YOUR INSTRUCTIONS: Leave out the pictures and repeat exactly the lines between the one containing "What D3.js code" and the one containing "7, 8, 9, 10];", inclusive.

STORED DATA:

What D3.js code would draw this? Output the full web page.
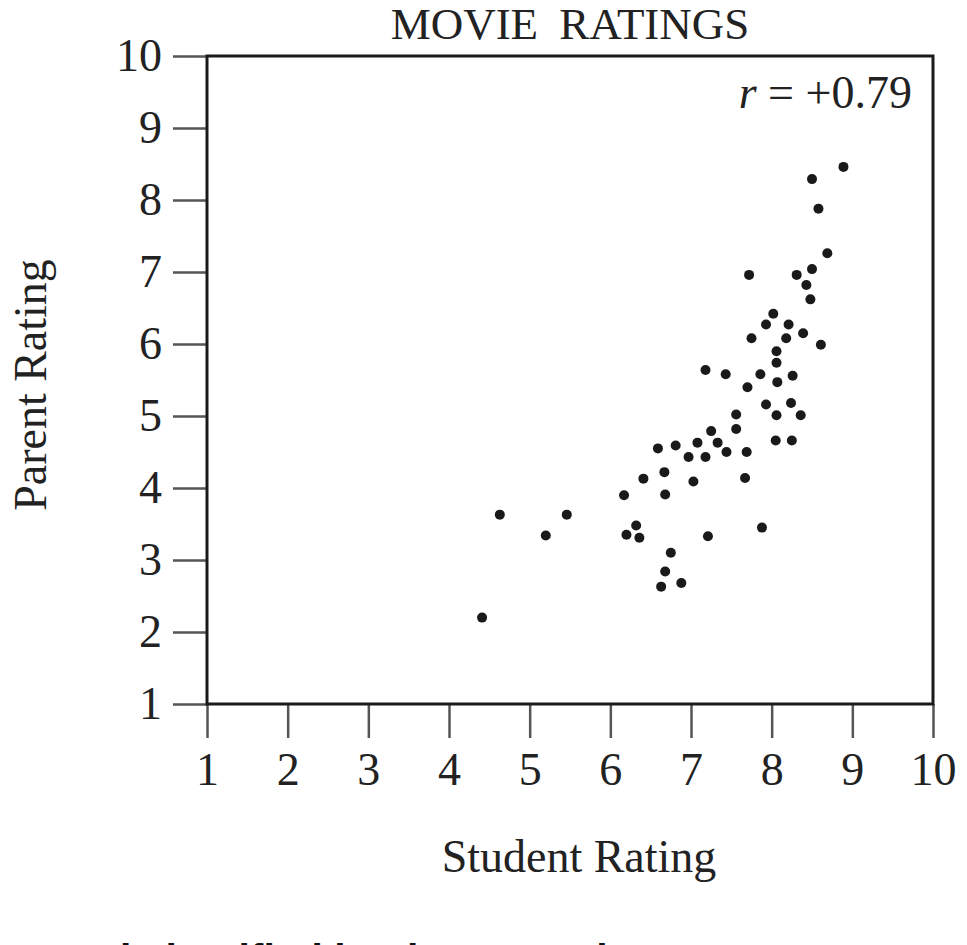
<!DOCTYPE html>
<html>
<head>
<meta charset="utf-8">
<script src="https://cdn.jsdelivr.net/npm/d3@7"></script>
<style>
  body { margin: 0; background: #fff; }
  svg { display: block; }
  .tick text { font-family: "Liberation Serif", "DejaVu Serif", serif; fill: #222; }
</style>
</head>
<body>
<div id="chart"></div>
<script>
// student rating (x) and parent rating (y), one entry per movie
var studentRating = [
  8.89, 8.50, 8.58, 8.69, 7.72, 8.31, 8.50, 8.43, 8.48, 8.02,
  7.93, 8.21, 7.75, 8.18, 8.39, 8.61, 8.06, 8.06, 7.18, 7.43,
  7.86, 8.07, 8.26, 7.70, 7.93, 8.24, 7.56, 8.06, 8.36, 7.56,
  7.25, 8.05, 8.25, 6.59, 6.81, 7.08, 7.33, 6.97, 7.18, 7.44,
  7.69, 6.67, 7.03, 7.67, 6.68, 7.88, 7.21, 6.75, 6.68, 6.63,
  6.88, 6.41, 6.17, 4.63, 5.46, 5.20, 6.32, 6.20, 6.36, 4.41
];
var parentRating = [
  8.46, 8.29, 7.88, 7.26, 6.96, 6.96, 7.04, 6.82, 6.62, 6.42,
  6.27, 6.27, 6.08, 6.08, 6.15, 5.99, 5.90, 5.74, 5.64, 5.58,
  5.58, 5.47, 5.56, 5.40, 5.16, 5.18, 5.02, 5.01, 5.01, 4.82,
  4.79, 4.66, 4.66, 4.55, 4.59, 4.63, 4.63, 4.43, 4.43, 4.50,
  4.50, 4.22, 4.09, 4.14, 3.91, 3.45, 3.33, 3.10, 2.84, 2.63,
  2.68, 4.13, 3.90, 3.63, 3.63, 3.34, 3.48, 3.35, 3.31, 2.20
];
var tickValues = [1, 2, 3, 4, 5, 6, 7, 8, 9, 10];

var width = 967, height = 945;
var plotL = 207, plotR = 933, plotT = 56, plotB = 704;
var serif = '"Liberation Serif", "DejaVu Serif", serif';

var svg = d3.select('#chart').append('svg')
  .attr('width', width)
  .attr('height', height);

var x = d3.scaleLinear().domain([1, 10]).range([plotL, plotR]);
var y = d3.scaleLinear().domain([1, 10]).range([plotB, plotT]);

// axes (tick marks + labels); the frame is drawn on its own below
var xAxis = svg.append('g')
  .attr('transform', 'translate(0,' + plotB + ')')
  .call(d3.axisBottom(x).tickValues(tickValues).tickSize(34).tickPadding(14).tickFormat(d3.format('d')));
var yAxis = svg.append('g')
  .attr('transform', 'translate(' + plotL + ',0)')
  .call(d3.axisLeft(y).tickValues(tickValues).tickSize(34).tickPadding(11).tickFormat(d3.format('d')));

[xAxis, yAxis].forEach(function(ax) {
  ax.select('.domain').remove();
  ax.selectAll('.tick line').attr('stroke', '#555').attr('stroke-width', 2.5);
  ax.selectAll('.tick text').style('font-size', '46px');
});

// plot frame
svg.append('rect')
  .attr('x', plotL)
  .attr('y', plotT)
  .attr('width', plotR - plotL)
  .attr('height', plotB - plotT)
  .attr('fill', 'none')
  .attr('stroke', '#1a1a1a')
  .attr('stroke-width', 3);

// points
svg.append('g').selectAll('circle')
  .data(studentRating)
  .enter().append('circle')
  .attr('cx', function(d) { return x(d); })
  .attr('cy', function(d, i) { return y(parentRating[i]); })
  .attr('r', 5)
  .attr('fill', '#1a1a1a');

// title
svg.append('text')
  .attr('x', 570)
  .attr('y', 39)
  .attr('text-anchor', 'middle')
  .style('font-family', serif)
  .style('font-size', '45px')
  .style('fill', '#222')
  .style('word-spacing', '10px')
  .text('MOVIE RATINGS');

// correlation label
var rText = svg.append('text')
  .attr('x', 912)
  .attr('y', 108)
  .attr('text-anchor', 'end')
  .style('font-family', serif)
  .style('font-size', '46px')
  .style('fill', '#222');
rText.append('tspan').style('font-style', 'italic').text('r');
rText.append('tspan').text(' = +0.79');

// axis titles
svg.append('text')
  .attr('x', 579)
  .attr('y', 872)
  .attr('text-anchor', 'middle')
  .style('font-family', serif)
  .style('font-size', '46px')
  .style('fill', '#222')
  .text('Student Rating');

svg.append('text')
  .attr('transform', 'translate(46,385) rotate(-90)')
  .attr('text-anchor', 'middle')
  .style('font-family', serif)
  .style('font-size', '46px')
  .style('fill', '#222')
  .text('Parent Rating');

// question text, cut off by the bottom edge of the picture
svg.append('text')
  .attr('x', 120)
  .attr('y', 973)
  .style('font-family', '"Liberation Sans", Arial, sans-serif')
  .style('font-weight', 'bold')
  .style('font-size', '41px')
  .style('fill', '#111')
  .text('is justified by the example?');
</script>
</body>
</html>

---

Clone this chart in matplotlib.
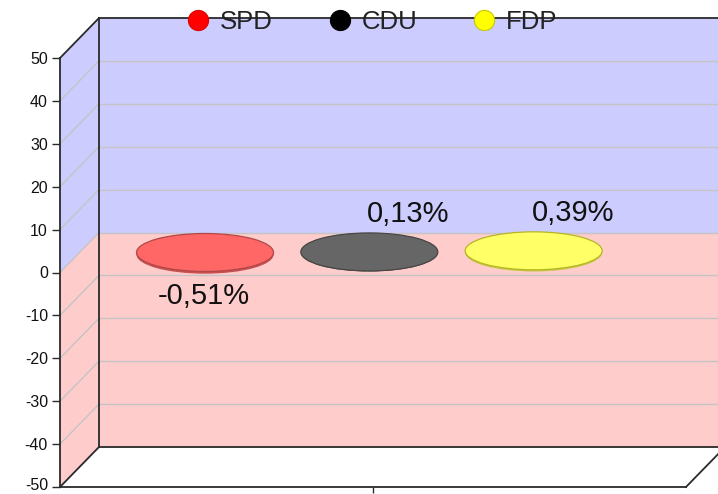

...

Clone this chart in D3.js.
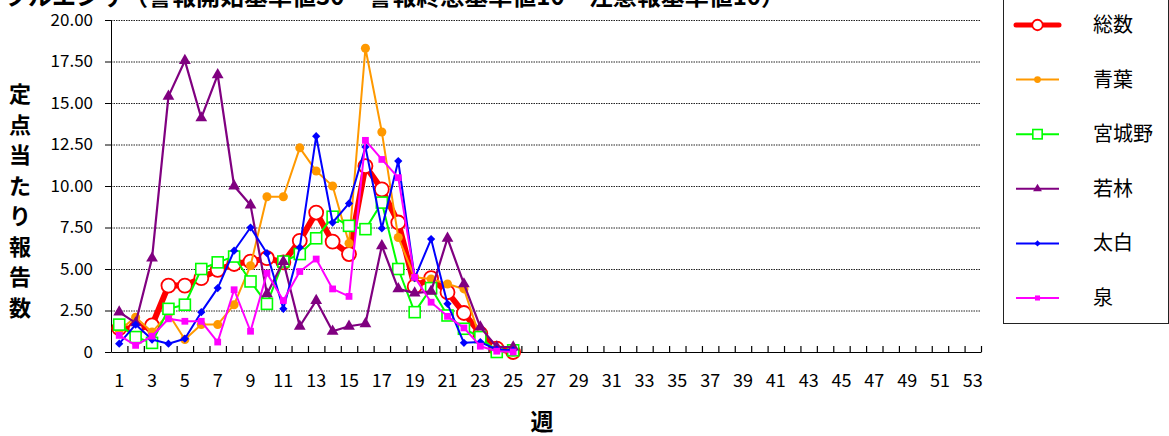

RESPONSE TO THIS TASK:
What D3.js code would draw this? Output the full web page.
<!DOCTYPE html>
<html>
<head>
<meta charset="utf-8">
<script src="https://cdn.jsdelivr.net/npm/d3@7"></script>
<style>
  body { margin: 0; background: #fff; }
  svg { display: block; }
  .tick text { font-family: "Liberation Serif", "DejaVu Serif", serif; fill: #222; }
</style>
</head>
<body>
<div id="chart"></div>
<script>
// student rating (x) and parent rating (y), one entry per movie
var studentRating = [
  8.89, 8.50, 8.58, 8.69, 7.72, 8.31, 8.50, 8.43, 8.48, 8.02,
  7.93, 8.21, 7.75, 8.18, 8.39, 8.61, 8.06, 8.06, 7.18, 7.43,
  7.86, 8.07, 8.26, 7.70, 7.93, 8.24, 7.56, 8.06, 8.36, 7.56,
  7.25, 8.05, 8.25, 6.59, 6.81, 7.08, 7.33, 6.97, 7.18, 7.44,
  7.69, 6.67, 7.03, 7.67, 6.68, 7.88, 7.21, 6.75, 6.68, 6.63,
  6.88, 6.41, 6.17, 4.63, 5.46, 5.20, 6.32, 6.20, 6.36, 4.41
];
var parentRating = [
  8.46, 8.29, 7.88, 7.26, 6.96, 6.96, 7.04, 6.82, 6.62, 6.42,
  6.27, 6.27, 6.08, 6.08, 6.15, 5.99, 5.90, 5.74, 5.64, 5.58,
  5.58, 5.47, 5.56, 5.40, 5.16, 5.18, 5.02, 5.01, 5.01, 4.82,
  4.79, 4.66, 4.66, 4.55, 4.59, 4.63, 4.63, 4.43, 4.43, 4.50,
  4.50, 4.22, 4.09, 4.14, 3.91, 3.45, 3.33, 3.10, 2.84, 2.63,
  2.68, 4.13, 3.90, 3.63, 3.63, 3.34, 3.48, 3.35, 3.31, 2.20
];
var tickValues = [1, 2, 3, 4, 5, 6, 7, 8, 9, 10];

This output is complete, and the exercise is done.